> _SUPPLIED INFORMATION_:

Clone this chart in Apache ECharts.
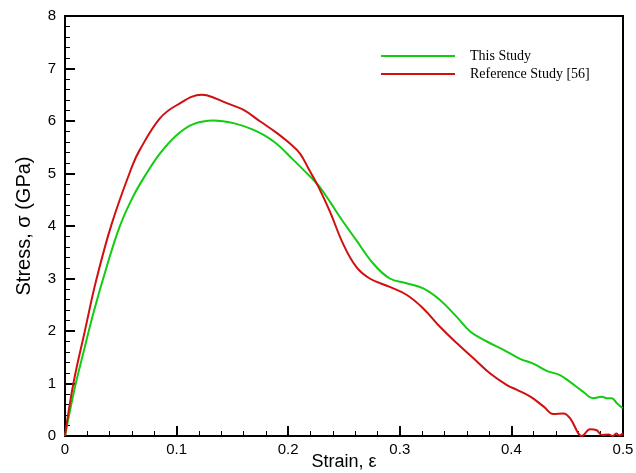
<!DOCTYPE html>
<html>
<head>
<meta charset="utf-8">
<script src="https://cdn.jsdelivr.net/npm/echarts@6/dist/echarts.min.js"></script>
<style>html,body{margin:0;padding:0;background:#fff}#c{width:636px;height:473px}</style>
</head>
<body>
<div id="c"></div>
<script>
var seriesNames = ['This Study', 'Reference Study [56]'];
var thisStudy = [
  [0,0],[0.009,0.94],[0.0164,1.58],[0.0254,2.34],[0.0373,3.22],[0.049,3.99],[0.061,4.56],
  [0.073,5.0],[0.085,5.38],[0.100,5.73],[0.115,5.94],[0.133,6.01],[0.151,5.96],[0.169,5.83],
  [0.187,5.61],[0.2046,5.26],[0.2225,4.88],[0.228,4.75],[0.2375,4.46],[0.246,4.18],[0.261,3.73],
  [0.276,3.29],[0.291,3.0],[0.306,2.91],[0.321,2.81],[0.336,2.59],[0.351,2.27],[0.363,1.99],
  [0.378,1.80],[0.393,1.64],[0.4077,1.47],[0.4196,1.38],[0.4316,1.24],[0.4435,1.16],[0.4525,1.03],
  [0.4644,0.84],[0.4734,0.72],[0.481,0.75],[0.4854,0.72],[0.4899,0.72],[0.4943,0.63],[0.4997,0.53]
];
var referenceStudy = [
  [0,0],[0.0075,1.0],[0.018,2.02],[0.028,2.97],[0.042,4.05],[0.060,5.13],[0.067,5.45],
  [0.085,6.05],[0.100,6.30],[0.1225,6.50],[0.127,6.49],[0.145,6.34],[0.160,6.21],[0.175,5.99],
  [0.190,5.77],[0.2016,5.57],[0.2106,5.38],[0.218,5.10],[0.227,4.75],[0.2375,4.27],[0.249,3.67],
  [0.261,3.22],[0.273,3.0],[0.291,2.84],[0.306,2.69],[0.321,2.43],[0.336,2.08],[0.351,1.77],
  [0.366,1.48],[0.381,1.19],[0.396,0.97],[0.405,0.88],[0.417,0.75],[0.429,0.56],[0.4375,0.42],
  [0.4465,0.43],[0.4525,0.34],[0.460,0.05],[0.463,0.0],[0.4704,0.13],[0.4764,0.11],[0.481,0.02],
  [0.487,0.03],[0.491,0.0],[0.494,0.05],[0.4965,0.01],[0.5,0.05]
];
var xTicks = [0, 0.1, 0.2, 0.3, 0.4, 0.5];
var yTicks = [0, 1, 2, 3, 4, 5, 6, 7, 8];
var xName = 'Strain, ε';
var yName = 'Stress, σ (GPa)';

var chart = echarts.init(document.getElementById('c'), null, {renderer: 'canvas'});
var axisFont = {color: '#000', fontFamily: 'Liberation Sans', fontSize: 15};
chart.setOption({
  animation: false,
  backgroundColor: '#fff',
  grid: {left: 65, right: 13, top: 16, bottom: 37, containLabel: false, outerBoundsMode: 'none',
         show: true, borderColor: '#000', borderWidth: 2, backgroundColor: 'transparent'},
  legend: {
    orient: 'vertical', left: 381, top: 49, padding: 0, itemWidth: 74, itemHeight: 2, itemGap: 4,
    icon: 'rect',
    data: seriesNames,
    textStyle: {fontFamily: 'Liberation Serif', fontSize: 14, color: '#000', padding: [0,0,0,10], lineHeight: 14}
  },
  xAxis: {
    type: 'value', min: xTicks[0], max: xTicks[xTicks.length-1], interval: 0.1,
    name: xName, nameLocation: 'middle', nameGap: 17, nameMoveOverlap: false,
    nameTextStyle: {color: '#000', fontFamily: 'Liberation Sans', fontSize: 18},
    axisLine: {show: true, lineStyle: {color: '#000', width: 2}},
    axisTick: {show: true, inside: true, length: 10, lineStyle: {color: '#000', width: 2}},
    minorTick: {show: true, splitNumber: 5, length: 5, lineStyle: {color: '#000', width: 1}},
    splitLine: {show: false},
    axisLabel: Object.assign({margin: 6, formatter: function(v){return String(v);}}, axisFont)
  },
  yAxis: {
    type: 'value', min: yTicks[0], max: yTicks[yTicks.length-1], interval: 1,
    name: yName, nameLocation: 'middle', nameGap: 31, nameRotate: 90, nameMoveOverlap: false,
    nameTextStyle: {color: '#000', fontFamily: 'Liberation Sans', fontSize: 20},
    axisLine: {show: true, lineStyle: {color: '#000', width: 2}},
    axisTick: {show: true, inside: true, length: 10, lineStyle: {color: '#000', width: 2}},
    minorTick: {show: true, splitNumber: 5, length: 5, lineStyle: {color: '#000', width: 1}},
    splitLine: {show: false},
    axisLabel: Object.assign({margin: 9}, axisFont)
  },
  series: [
    {name: seriesNames[0], type: 'line', data: thisStudy, showSymbol: false, symbol: 'none', smooth: 0.4,
     lineStyle: {color: '#11cc11', width: 2}, itemStyle: {color: '#11cc11'}},
    {name: seriesNames[1], type: 'line', data: referenceStudy, showSymbol: false, symbol: 'none', smooth: 0.4,
     lineStyle: {color: '#d01010', width: 2}, itemStyle: {color: '#d01010'}}
  ]
});
</script>
</body>
</html>
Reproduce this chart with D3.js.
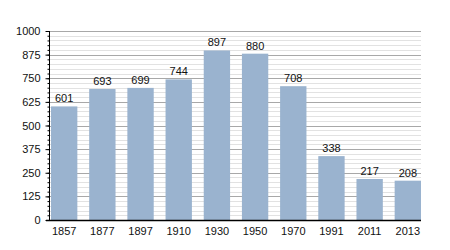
<!DOCTYPE html>
<html>
<head>
<meta charset="utf-8">
<script src="https://cdn.jsdelivr.net/npm/d3@7"></script>
<style>
    body { margin: 0; background: #fff; }
    text { font-family: "Liberation Sans", Arial, sans-serif; font-size: 11px; fill: #111; }
</style>
</head>
<body>
<div id="chart"></div>
<script>
// chart data
const years = ["1857", "1877", "1897", "1910", "1930", "1950", "1970", "1991", "2011", "2013"];
const population = [601, 693, 699, 744, 897, 880, 708, 338, 217, 208];
const yTicks = [0, 125, 250, 375, 500, 625, 750, 875, 1000];

const width = 450, height = 250;
const margin = { left: 50, right: 421, top: 31, bottom: 220 };

let svg = d3.select("#chart").append("svg")
    .attr("width", width)
    .attr("height", height);

let x = d3.scaleBand()
    .domain(years)
    .range([margin.left + 1, margin.right])
    .paddingInner(0.31)
    .paddingOuter(0);

let y = d3.scaleLinear()
    .domain([0, 1000])
    .range([margin.bottom, margin.top]);

// minor gridlines every 25
let minor = d3.range(25, 1001, 25).filter(v => v % 125 != 0);
svg.append("g").selectAll("line")
    .data(minor)
    .enter()
    .append("line")
    .attr("x1", margin.left)
    .attr("x2", margin.right)
    .attr("y1", d => Math.round(y(d)) + 0.5)
    .attr("y2", d => Math.round(y(d)) + 0.5)
    .attr("stroke", "#e2e2e2")
    .attr("stroke-width", 1);

// major gridlines
svg.append("g").selectAll("line")
    .data(yTicks.filter(d => d > 0))
    .enter()
    .append("line")
    .attr("x1", margin.left)
    .attr("x2", margin.right)
    .attr("y1", d => Math.round(y(d)) + 0.5)
    .attr("y2", d => Math.round(y(d)) + 0.5)
    .attr("stroke", "#a8a8a8")
    .attr("stroke-width", 1);

// bars
svg.append("g").selectAll("rect")
    .data(population)
    .enter()
    .append("rect")
    .attr("x", (d, i) => x(years[i]))
    .attr("width", x.bandwidth())
    .attr("y", d => y(d))
    .attr("height", d => margin.bottom - y(d))
    .attr("fill", "#9ab3cf");

// value labels
svg.append("g").selectAll("text")
    .data(population)
    .enter()
    .append("text")
    .attr("x", (d, i) => x(years[i]) + x.bandwidth() / 2)
    .attr("y", d => y(d) - 4)
    .attr("text-anchor", "middle")
    .text(d => d);

// y axis with minor ticks
let yMinor = d3.axisLeft(y)
    .tickValues(d3.range(0, 1001, 25))
    .tickSize(2)
    .tickFormat("");
svg.append("g")
    .attr("transform", `translate(${margin.left - 0.5},0)`)
    .call(yMinor)
    .call(g => g.select(".domain").remove())
    .selectAll("line").attr("stroke", "#000");

let yAxis = d3.axisLeft(y)
    .tickValues(yTicks)
    .tickFormat(d3.format("d"))
    .tickSize(4)
    .tickPadding(5);
svg.append("g")
    .attr("transform", `translate(${margin.left - 0.5},0)`)
    .call(yAxis)
    .call(g => g.select(".domain").attr("d", `M0,${margin.top}V${margin.bottom}`).attr("stroke", "#000"))
    .call(g => g.selectAll("text").style("font-size", "11px").style("font-family", "Liberation Sans, Arial, sans-serif"));

// x axis
svg.append("line")
    .attr("x1", margin.left - 4)
    .attr("x2", margin.right)
    .attr("y1", margin.bottom + 0.5)
    .attr("y2", margin.bottom + 0.5)
    .attr("stroke", "#000")
    .attr("stroke-width", 1.5);

svg.append("g").selectAll("text")
    .data(years)
    .enter()
    .append("text")
    .attr("x", d => x(d) + x.bandwidth() / 2)
    .attr("y", margin.bottom + 15)
    .attr("text-anchor", "middle")
    .text(d => d);
</script>
</body>
</html>
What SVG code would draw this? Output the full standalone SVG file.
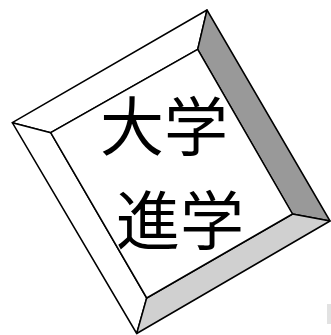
<svg xmlns="http://www.w3.org/2000/svg" width="331" height="335" viewBox="0 0 331 335">
<style>
.e{stroke:#000;stroke-width:1.5;stroke-linejoin:round}
.t{font-family:"Noto Sans CJK JP","Noto Sans CJK SC",sans-serif;font-size:64px;fill:#000}
</style>
<rect width="331" height="335" fill="#fff"/>
<g id="bevel">
<polygon class="e" fill="#fff" points="207,10 197.7,49.3 50.7,132.7 12.3,122.7"/>
<polygon class="e" fill="#fff" points="12.3,122.7 50.7,132.7 146.7,298 136.7,333.5"/>
<polygon class="e" fill="#999" points="207,10 330,221 292.5,214 197.7,49.3"/>
<polygon class="e" fill="#d0d0d0" points="330,221 136.7,333.5 146.7,298 292.5,214"/>
<polygon class="e" fill="#fff" points="197.7,49.3 292.5,214 146.7,298 50.7,132.7"/>
<text class="t" x="100" y="150">大学</text>
<text class="t" x="116" y="244">進学</text>
</g>
<rect x="327" y="304" width="4" height="20" fill="#e2e2e2"/>
</svg>
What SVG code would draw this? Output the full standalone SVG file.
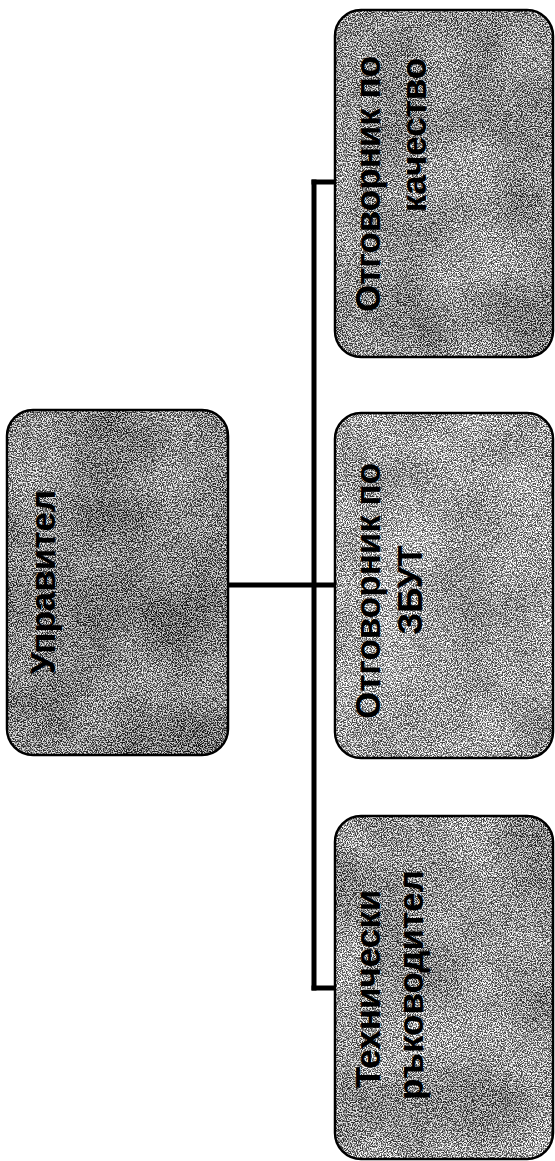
<svg xmlns="http://www.w3.org/2000/svg" width="555" height="1161" viewBox="0 0 555 1161">
  <style>
    .edge { fill: none; stroke: #000; stroke-width: 2.5; }
    .lbl { font-family: "Liberation Sans", Arial, sans-serif; font-weight: bold; font-size: 35px; fill: #000; text-anchor: middle; }
    .conn { stroke: #000; stroke-width: 5; fill: none; stroke-linecap: square; }
  </style>
  <defs>
    <filter id="grain" x="0" y="0" width="100%" height="100%" color-interpolation-filters="sRGB">
      <feTurbulence type="fractalNoise" baseFrequency="0.8" numOctaves="2" seed="7" result="n1"/>
      <feColorMatrix in="n1" type="matrix" values="1 0 0 0 0  1 0 0 0 0  1 0 0 0 0  0 0 0 0 1" result="g1"/>
      <feComponentTransfer in="g1" result="c1">
        <feFuncR type="linear" slope="4.5" intercept="-1.75"/>
        <feFuncG type="linear" slope="4.5" intercept="-1.75"/>
        <feFuncB type="linear" slope="4.5" intercept="-1.75"/>
      </feComponentTransfer>
      <feTurbulence type="fractalNoise" baseFrequency="0.014" numOctaves="2" seed="3" result="n2"/>
      <feColorMatrix in="n2" type="matrix" values="1 0 0 0 0  1 0 0 0 0  1 0 0 0 0  0 0 0 0 1" result="g2"/>
      <feComponentTransfer in="g2" result="c2">
        <feFuncR type="linear" slope="2" intercept="-0.5"/>
        <feFuncG type="linear" slope="2" intercept="-0.5"/>
        <feFuncB type="linear" slope="2" intercept="-0.5"/>
      </feComponentTransfer>
      <feComposite in="c1" in2="c2" operator="arithmetic" k1="0" k2="0.8" k3="0.2" k4="0" result="mix"/>
      <feComposite in="mix" in2="SourceGraphic" operator="arithmetic" k1="0" k2="0.9" k3="1" k4="-0.45" result="tone"/>
      <feComposite in="tone" in2="SourceGraphic" operator="in"/>
    </filter>
  </defs>

  <g id="connectors">
    <line class="conn" x1="314" y1="182" x2="314" y2="988"/>
    <line class="conn" x1="314" y1="182" x2="335" y2="182"/>
    <line class="conn" x1="228" y1="585" x2="335" y2="585"/>
    <line class="conn" x1="314" y1="988" x2="335" y2="988"/>
  </g>

  <g id="node-upravitel">
    <rect x="7" y="410" width="221" height="345" rx="26" fill="#808080" filter="url(#grain)"/>
    <rect class="edge" x="7" y="410" width="221" height="345" rx="26"/>
    <text class="lbl" transform="translate(55 582) rotate(-90)">Управител</text>
  </g>

  <g id="node-kachestvo">
    <rect x="335" y="10" width="218" height="347" rx="26" fill="#8e8e8e" filter="url(#grain)"/>
    <rect class="edge" x="335" y="10" width="218" height="347" rx="26"/>
    <text class="lbl" transform="translate(380 184) rotate(-90)">Отговорник по</text>
    <text class="lbl" transform="translate(426 135) rotate(-90)">качество</text>
  </g>

  <g id="node-zbut">
    <rect x="335" y="413" width="218" height="345" rx="26" fill="#a0a0a0" filter="url(#grain)"/>
    <rect class="edge" x="335" y="413" width="218" height="345" rx="26"/>
    <text class="lbl" transform="translate(380 591) rotate(-90)">Отговорник по</text>
    <text class="lbl" transform="translate(422 590) rotate(-90)">ЗБУТ</text>
  </g>

  <g id="node-tehnicheski">
    <rect x="335" y="816" width="218" height="343" rx="26" fill="#949494" filter="url(#grain)"/>
    <rect class="edge" x="335" y="816" width="218" height="343" rx="26"/>
    <text class="lbl" transform="translate(380 989) rotate(-90)">Технически</text>
    <text class="lbl" transform="translate(423 985) rotate(-90)">ръководител</text>
  </g>
</svg>
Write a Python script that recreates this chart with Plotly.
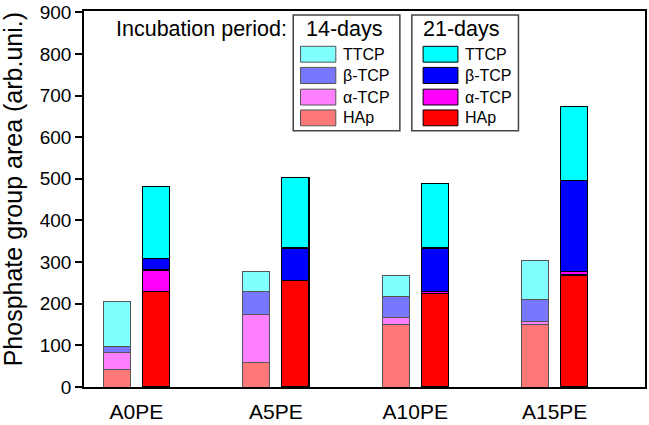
import plotly.graph_objects as go

categories = ["A0PE", "A5PE", "A10PE", "A15PE"]
phases = ["HAp", "α-TCP", "β-TCP", "TTCP"]

# 14-days incubation (stack from bottom: HAp, α-TCP, β-TCP, TTCP)
d14_HAp = [43, 58, 151, 150]
d14_aTCP = [40, 117, 16, 8]
d14_bTCP = [14, 54, 51, 51]
d14_TTCP = [109, 48, 49, 95]

# 21-days incubation
d21_HAp = [229, 256, 224, 269]
d21_aTCP = [52, 0, 6, 8]
d21_bTCP = [28, 78, 104, 219]
d21_TTCP = [172, 169, 154, 178]

colors14 = ["#FF7878", "#FF80FF", "#7878FF", "#80FFFF"]
colors21 = ["#FF0000", "#FF00FF", "#0000FF", "#00FFFF"]

FONT = "Liberation Sans, Arial, sans-serif"
W, H = 649, 425
L, R, T, B = 84, 2, 11, 34

fig = go.Figure()

pos = list(range(len(categories)))
off = 0.14
bw = 0.196

series14 = [d14_HAp, d14_aTCP, d14_bTCP, d14_TTCP]
series21 = [d21_HAp, d21_aTCP, d21_bTCP, d21_TTCP]

for name, vals, col in zip(phases, series14, colors14):
    fig.add_trace(go.Bar(
        x=[p - off for p in pos], y=vals, width=bw, name=name + " (14-days)",
        marker=dict(color=col, line=dict(color="#555555", width=1)),
        showlegend=False))
for name, vals, col in zip(phases, series21, colors21):
    fig.add_trace(go.Bar(
        x=[p + off for p in pos], y=vals, width=bw, name=name + " (21-days)",
        marker=dict(color=col, line=dict(color="#000000", width=1.2)),
        showlegend=False))

pw = W - L - R
ph = H - T - B


def px(x):
    return (x - L) / pw


def py(y):
    return (H - B - y) / ph


shapes = []
annotations = []

# Legend boxes
for (x0, x1) in [(294, 401), (413, 520)]:
    shapes.append(dict(type="rect", xref="paper", yref="paper",
                       x0=px(x0), x1=px(x1), y0=py(132), y1=py(15),
                       line=dict(color="#444444", width=1.5), fillcolor="white"))

rows = [(111, 127), (90, 106), (68, 84.3), (46.7, 62.7)]  # HAp, α, β, TTCP
for (sx0, sx1, tx, cols, lc) in [(301.3, 336.7, 341.5, colors14, "#555555"),
                                  (424.3, 459.3, 464, colors21, "#000000")]:
    for (r0, r1), col, name in zip(rows, cols, phases):
        shapes.append(dict(type="rect", xref="paper", yref="paper",
                           x0=px(sx0), x1=px(sx1), y0=py(r1), y1=py(r0),
                           line=dict(color=lc, width=1), fillcolor=col))
        annotations.append(dict(xref="paper", yref="paper", x=px(tx), y=py((r0 + r1) / 2),
                                text=name, showarrow=False, xanchor="left", yanchor="middle",
                                font=dict(family=FONT, size=16, color="black")))

annotations.append(dict(xref="paper", yref="paper", x=px(345), y=py(29), text="14-days",
                        showarrow=False, xanchor="center", yanchor="middle",
                        font=dict(family=FONT, size=21.5, color="black")))
annotations.append(dict(xref="paper", yref="paper", x=px(463), y=py(29), text="21-days",
                        showarrow=False, xanchor="center", yanchor="middle",
                        font=dict(family=FONT, size=21.5, color="black")))
annotations.append(dict(xref="paper", yref="paper", x=px(289.5), y=py(29), text="Incubation period:",
                        showarrow=False, xanchor="right", yanchor="middle",
                        font=dict(family=FONT, size=21.5, color="black")))
# y-axis title
annotations.append(dict(xref="paper", yref="paper", x=px(12.5), y=py(191.5),
                        text="Phosphate group area (arb.uni.)", textangle=-90,
                        showarrow=False, xanchor="center", yanchor="middle",
                        font=dict(family=FONT, size=25, color="black")))

fig.update_layout(
    width=W, height=H,
    margin=dict(l=L, r=R, t=T, b=B),
    barmode="stack",
    plot_bgcolor="white", paper_bgcolor="white",
    font=dict(family=FONT, color="black"),
    shapes=shapes, annotations=annotations,
    xaxis=dict(range=[-0.376, 3.648], tickvals=pos, ticktext=categories,
               tickfont=dict(size=21), showgrid=False, zeroline=False,
               showline=True, linecolor="black", linewidth=1.5, mirror=True, ticks="",
               ticklabelstandoff=5),
    yaxis=dict(range=[0, 903], dtick=100, tickfont=dict(size=19), showgrid=False,
               zeroline=False, showline=True, linecolor="black", linewidth=1.5, mirror=True,
               ticks="outside", ticklen=7, tickwidth=1.5, tickcolor="black"),
)

fig.write_html("out.html", config={"displayModeBar": False},
               post_script="document.body.style.margin='0';document.body.style.overflow='hidden';")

> _TASK REQUIREMENTS_: Write out the lines from the one containing "Write a Python" down to the one containing "d14_TTCP = [109, 48, 49, 95]", both included, exactly as they appear. Leave out any pictures.

> _RESPONSE BELOW_:
Write a Python script that recreates this chart with Plotly.
import plotly.graph_objects as go

categories = ["A0PE", "A5PE", "A10PE", "A15PE"]
phases = ["HAp", "α-TCP", "β-TCP", "TTCP"]

# 14-days incubation (stack from bottom: HAp, α-TCP, β-TCP, TTCP)
d14_HAp = [43, 58, 151, 150]
d14_aTCP = [40, 117, 16, 8]
d14_bTCP = [14, 54, 51, 51]
d14_TTCP = [109, 48, 49, 95]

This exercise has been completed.